Whether it's true or not it makes entertaining literary criticism.

Posted : Apr 05, 2006 02:58


>NOW NOW Rindawriter, you have stepped on a major toe. I am a TUCK EVERLASTING fanatic.

Hands--how many here have actually read REMEMBRANCES OF THINGS PAST?

How many have read Maia Wochahosky's LIFE AND DEATH OF A BRAVE BULL? It's Hemmingway lite, and turns on the flawed premise that the bull is thrilled to go bravely to his death. (And how does one spell her name anyway?)


Posted : Apr 04, 2006 11:32


>Dear me, perhaps I can drag in at fourth or sixth place, here...I have never read "Jonathan Livingston Seagull" nor "Tuck Everlasting," and I confess that I have no desire either to ever read either one...but I like "The Little Prince," even if it's not a book for children.
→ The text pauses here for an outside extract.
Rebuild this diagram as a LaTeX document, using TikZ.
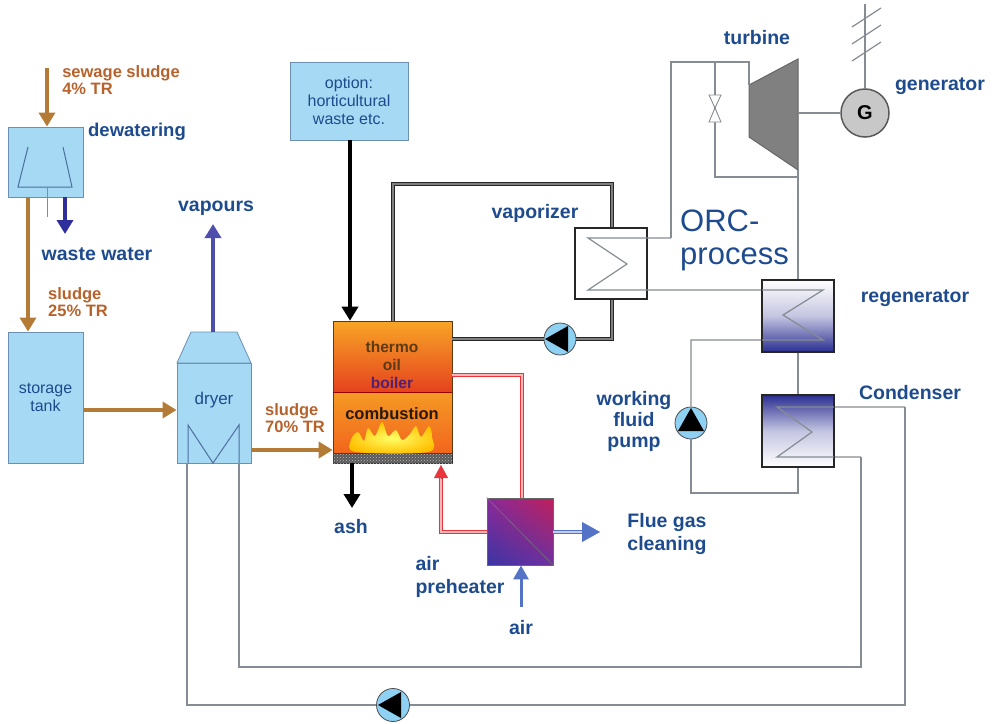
\documentclass[tikz,border=0pt]{standalone}
\usepackage{fontspec}
\setmainfont{Liberation Sans}
\usetikzlibrary{arrows.meta,calc,shadings,patterns}

\definecolor{lblue}{HTML}{1E4B8E}
\definecolor{lbrown}{HTML}{B8622B}
\definecolor{sbrown}{HTML}{B47B36}
\definecolor{boxblue}{HTML}{A6D9F3}
\definecolor{boxedge}{HTML}{6C8FB2}
\definecolor{pipegray}{HTML}{858C93}
\definecolor{navy}{HTML}{2B2E91}
\definecolor{deepblue}{HTML}{2F2F9C}
\definecolor{airblue}{HTML}{5573C6}
\definecolor{fluered}{HTML}{E8343A}
\definecolor{pumpfill}{HTML}{8FD1F2}
\definecolor{symblue}{HTML}{4D6FA0}
\definecolor{boiltop}{HTML}{F8A526}
\definecolor{boilbot}{HTML}{E5421E}
\definecolor{combtop}{HTML}{F59A24}
\definecolor{combbot}{HTML}{F2651D}
\definecolor{oiltext}{HTML}{5B3A14}
\definecolor{boilertext}{HTML}{512070}
\definecolor{aphbl}{HTML}{3A35A5}
\definecolor{aphtl}{HTML}{8A2A9A}
\definecolor{aphtr}{HTML}{C0205A}
\definecolor{aphbr}{HTML}{6E30A2}
\definecolor{turbfill}{HTML}{808080}
\definecolor{genfill}{HTML}{C8C8C8}

\tikzset{
  lbl/.style={font=\fontsize{19.5}{21}\selectfont\bfseries, text=lblue, inner sep=0pt},
  blbl/.style={font=\fontsize{16.5}{17}\selectfont\bfseries, text=lbrown, inner sep=0pt, align=left},
  unit/.style={draw=boxedge, fill=boxblue, line width=0.8pt, rectangle, inner sep=0pt},
  hx/.style={draw=black!85, line width=1.1pt, rectangle, inner sep=0pt},
  pipe/.style={draw=pipegray, line width=1.2pt},
  oilpipe/.style={draw=black!85, line width=1.4pt, double=black!50, double distance=1.5pt},
  fluepipe/.style={draw=fluered, line width=1.1pt, double=fluered!35, double distance=2.2pt},
  sludgeflow/.style={draw=sbrown, line width=3.5pt, -{Triangle[length=14pt,width=16pt]}},
  waterflow/.style={draw=deepblue, line width=3.5pt, -{Triangle[length=14pt,width=16pt]}},
  solidflow/.style={draw=black, line width=3.5pt, -{Triangle[length=14pt,width=16pt]}},
  airflow/.style={draw=airblue, line width=3pt, -{Triangle[length=14pt,width=15pt]}},
  pumpc/.style={circle, draw=black!70, fill=pumpfill, minimum size=32pt, inner sep=0pt, line width=0.8pt},
}

\begin{document}
\begin{tikzpicture}[x=1pt,y=-1pt]
\useasboundingbox (0,0) rectangle (993,723);

% ---------------- sludge line ----------------
\node[unit, minimum width=75pt, minimum height=70pt] (dew) at (45.5,162) {};
\draw[symblue, line width=1pt] (28,147) -- (18,187) -- (72,187) -- (63,147);
\draw[pipegray, line width=1pt] (47,187) -- (47,217);
\coordinate (sewin) at (47,68);
\draw[sludgeflow] (sewin) -- (dew.north -| sewin);
\node[blbl] (t-sew) at (121,80) {sewage sludge\\4\% TR};
\node[lbl, font=\fontsize{18.5}{20}\selectfont\bfseries] (t-dew) at (137,132) {dewatering};
\coordinate (wwout) at (65,234);
\draw[waterflow] (dew.south -| wwout) -- (wwout);
\node[lbl] (t-ww) at (97,254) {waste water};

\node[unit, minimum width=75pt, minimum height=131pt, align=center,
      font=\fontsize{16}{18}\selectfont, text=lblue] (tank) at (45.5,397.5) {storage\\tank};
\draw[sludgeflow] (dew.south -| 28,0) -- (tank.north -| 28,0);
\node[blbl] (t-s25) at (78,302) {sludge\\25\% TR};

% dryer
\node[unit, minimum width=74pt, minimum height=100pt] (dryer) at (214,413) {};
\filldraw[fill=boxblue, draw=boxedge, line width=0.8pt] (177,363) -- (191,332) -- (237,332) -- (251,363) -- cycle;
\coordinate (dryertop) at (213,332);
\node[font=\fontsize{17}{18}\selectfont, text=lblue, inner sep=0pt] (t-dryer) at (214,400) {dryer};
\draw[symblue, line width=1pt] (188,463) -- (188,425) -- (213,463) -- (239,425) -- (239,463);
\draw[sludgeflow] (tank.east |- 0,410) -- (dryer.west |- 0,410);
\coordinate (vapout) at (213,224);
\draw[waterflow, draw=deepblue!85!white] (dryertop) -- (vapout);
\node[lbl] (t-vap) at (216,208) {vapours};

% ---------------- boiler ----------------
\node[unit, minimum width=118pt, minimum height=78pt, align=center,
      font=\fontsize{16}{18}\selectfont, text=lblue] (opt) at (349,101) {option:\\horticultural\\waste etc.};
\node[draw=oiltext, line width=0.6pt, top color=boiltop, bottom color=boilbot,
      minimum width=119pt, minimum height=71pt, inner sep=0pt] (boil) at (392.5,356.5) {};
\node[draw=oiltext, line width=0.6pt, top color=combtop, bottom color=combbot,
      minimum width=119pt, minimum height=61pt, inner sep=0pt] (comb) at (392.5,422.5) {};
\draw[red!60!black, line width=1.6pt] (boil.south west) -- (boil.south east);
\node[draw=black!80, fill=black!65, postaction={pattern=crosshatch dots, pattern color=black!25},
      minimum width=119pt, minimum height=10pt, inner sep=0pt] (grate) at (392.5,458) {};
% flames
\shade[inner color=yellow!60!white, outer color=orange!50!yellow]
  plot[smooth cycle, tension=0.55] coordinates {(356,452) (351,440) (358,432) (364,441) (368,428)
  (375,436) (382,422) (388,436) (396,430) (402,440) (410,434) (416,426) (421,437) (429,426)
  (432,437) (428,452)};
\node[font=\fontsize{15.5}{18.5}\selectfont\bfseries, text=oiltext, inner sep=0pt, align=center] (t-thermo) at (392,356) {thermo\\oil};
\node[font=\fontsize{15.5}{18}\selectfont\bfseries, text=boilertext, inner sep=0pt] (t-boiler) at (392,383) {boiler};
\node[font=\fontsize{16.5}{18}\selectfont\bfseries, text=black!80!brown, inner sep=0pt] (t-comb) at (392,414) {combustion};
\draw[solidflow] (opt.south -| 350,0) -- (boil.north -| 350,0);
\coordinate (ashout) at (352,508);
\draw[solidflow] (grate.south -| ashout) -- (ashout);
\node[lbl] (t-ash) at (351,527) {ash};
\draw[sludgeflow] (dryer.east |- 0,450) -- (comb.west |- 0,450);
\node[blbl] (t-s70) at (295,418) {sludge\\70\% TR};

% air preheater and flue gas
\node[draw=black!60, line width=0.8pt, shading=bilinear interpolation,
      lower left=aphbl, upper left=aphtl, upper right=aphtr, lower right=aphbr,
      minimum width=66pt, minimum height=67pt, inner sep=0pt] (aph) at (520,531.5) {};
\draw[black!55, line width=0.6pt] (aph.north west) -- (aph.south east);
\draw[fluepipe] (boil.east |- 0,375) -| (aph.north -| 522,0);
\coordinate (airin) at (441,465);
\coordinate (airshaft) at (441,478);
\draw[fluepipe] (aph.west |- 0,532) -| (airshaft);
\draw[draw=fluered, line width=0.2pt, -{Triangle[length=13pt,width=14pt]}] (airshaft) -- (airin);
\coordinate (fgbase) at (582,532);
\coordinate (fgtip) at (600,532);
\draw[draw=airblue, line width=1.2pt, double=airblue!35, double distance=2.5pt] (aph.east |- fgbase) -- (fgbase);
\draw[draw=airblue, line width=0.2pt, -{Triangle[length=18pt,width=20pt]}] (fgbase) -- (fgtip);
\node[lbl, align=left, font=\fontsize{19.5}{23}\selectfont\bfseries] (t-flue) at (667,533.5) {Flue gas\\cleaning};
\coordinate (airsrc) at (521,607);
\draw[airflow] (airsrc) -- (aph.south -| airsrc);
\node[lbl] (t-air) at (521,628) {air};
\node[lbl, align=left, font=\fontsize{19.5}{23}\selectfont\bfseries] (t-aph) at (460,576.5) {air\\preheater};

% thermal oil circuit
\node[hx, fill=white, minimum width=72pt, minimum height=71pt] (vap) at (611,263.5) {};
\draw[oilpipe] (boil.north -| 393,0) -- (393,184) -- (612,184) -- (vap.north -| 612,0);
\node[pumpc] (oilpump) at (560,339) {};
\fill[black] ($(oilpump)+(-15,0)$) -- ($(oilpump)+(8,-13)$) -- ($(oilpump)+(8,13)$) -- cycle;
\draw[oilpipe] (vap.south -| 612,0) |- (oilpump.east);
\draw[oilpipe] (oilpump.west) -- (boil.east |- oilpump);
\node[lbl] (t-vapz) at (535,213) {vaporizer};

% ---------------- ORC process ----------------
\node[hx, minimum width=72pt, minimum height=72pt, top color=white, bottom color=navy, middle color=navy!28] (regen) at (798,316) {};
\node[hx, minimum width=72pt, minimum height=72pt, top color=navy, bottom color=white, middle color=navy!28] (cond) at (798,431) {};
\node[pumpc] (wfpump) at (691,423) {};
\fill[black] ($(wfpump)+(0,-15)$) -- ($(wfpump)+(13,8)$) -- ($(wfpump)+(-13,8)$) -- cycle;

% turbine, bypass valve, generator
\coordinate (tin) at (749,85);
\coordinate (tout) at (798,170);
\filldraw[fill=turbfill, draw=black!60, line width=1pt] (tin) -- (798,59) -- (tout) -- (749,137) -- cycle;
\node[lbl] (t-turb) at (757,38) {turbine};
\node[circle, draw=black!65, fill=genfill, line width=1.5pt, minimum size=48pt, inner sep=0pt,
      font=\fontsize{20}{20}\selectfont\bfseries] (gen) at (865,113) {G};
\node[lbl] (t-gen) at (940,86) {generator};
\draw[pipe] (798,113) -- (gen.west);
\coordinate (grid) at (865,4);
\draw[pipe] (gen.north) -- (grid);
\draw[pipe] (852,27) -- (881,8) (852,44) -- (881,25) (852,61) -- (881,42);

% vaporizer coil, regenerator coil and live vapour line
\draw[pipe] (671,238) -- (588,238) -- (627,264) -- (588,290) -- (823,290) -- (783,315) -- (823,340) -- (691,340) -- (wfpump.north);
\draw[pipe] (671,238) -- (671,62) -- (749,62) -- (tin);
\draw[pipe] (715,62) -- (715,177) -- (798,177);
\filldraw[fill=white, draw=pipegray, line width=0.9pt] (709,95) -- (721,95) -- (715,108) -- cycle;
\filldraw[fill=white, draw=pipegray, line width=0.9pt] (709,122) -- (721,122) -- (715,108) -- cycle;
\draw[pipe] (tout) -- (regen.north -| tout);
\draw[pipe] (regen.south) -- (cond.north);
\draw[pipe] (wfpump.south) -- (691,493) -- (798,493) -- (cond.south);
\draw[hx, fill=none] (regen.north west) rectangle (regen.south east);

% condenser coil and cooling / drying water loop
\draw[pipe] (905,407) -- (777,407) -- (812,432) -- (777,457) -- (861,457);
\draw[hx, fill=none] (cond.north west) rectangle (cond.south east);
\node[pumpc, minimum size=33pt] (cwpump) at (393,705) {};
\fill[black] ($(cwpump)+(-15,0)$) -- ($(cwpump)+(8,-13)$) -- ($(cwpump)+(8,13)$) -- cycle;
\draw[pipe] (905,407) -- (905,705) -- (cwpump.east);
\draw[pipe] (cwpump.west) -- (187,705) -- (dryer.south -| 187,0);
\draw[pipe] (861,457) -- (861,667) -- (239,667) -- (dryer.south -| 239,0);

\node[font=\fontsize{31}{33}\selectfont, text=lblue, inner sep=0pt, align=left] (t-orc) at (734.5,240) {ORC-\\process};
\node[lbl] (t-regen) at (915,298) {regenerator};
\node[lbl] (t-cond) at (910,393) {Condenser};
\node[lbl, align=center] (t-wfp) at (634,421) {working\\fluid\\pump};
\end{tikzpicture}
\end{document}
Posted : Apr 04, 2006 05:53

Roger Sutton

>Jane--I read The Little Prince in high school, where we were all taken by its "wisdom." (Like Unitarians sermonizing on The Giving Tree.) I don't think either book is really a children's book, but both get their status by appearing as such. I was going to say that no one would take them seriously if published as adult books but then I remembered Jonathan Livingston Seagull . . .

Posted : Apr 04, 2006 02:23


>I resisted Jane Austen for years. Finally two years ago, I read PRIDE & PREJUDICE on the train between Edinburgh and London and return. And loved it.

Or at least was near to the end when a man several seats ahead fell over dead. Two EMTs and a doctor on the train worked on him in the aisle for twenty minutes. When they gave up, they covered him with a white linen tablecloth from the dining car. Another ten minutes later and we came to a station where he was offloaded.

May have spoiled the rest of Austen for me forever. Certainly ruined the mood.


PS Never able to get through the tweeness of "The Little Prince." Does that make me a terrible children's book person?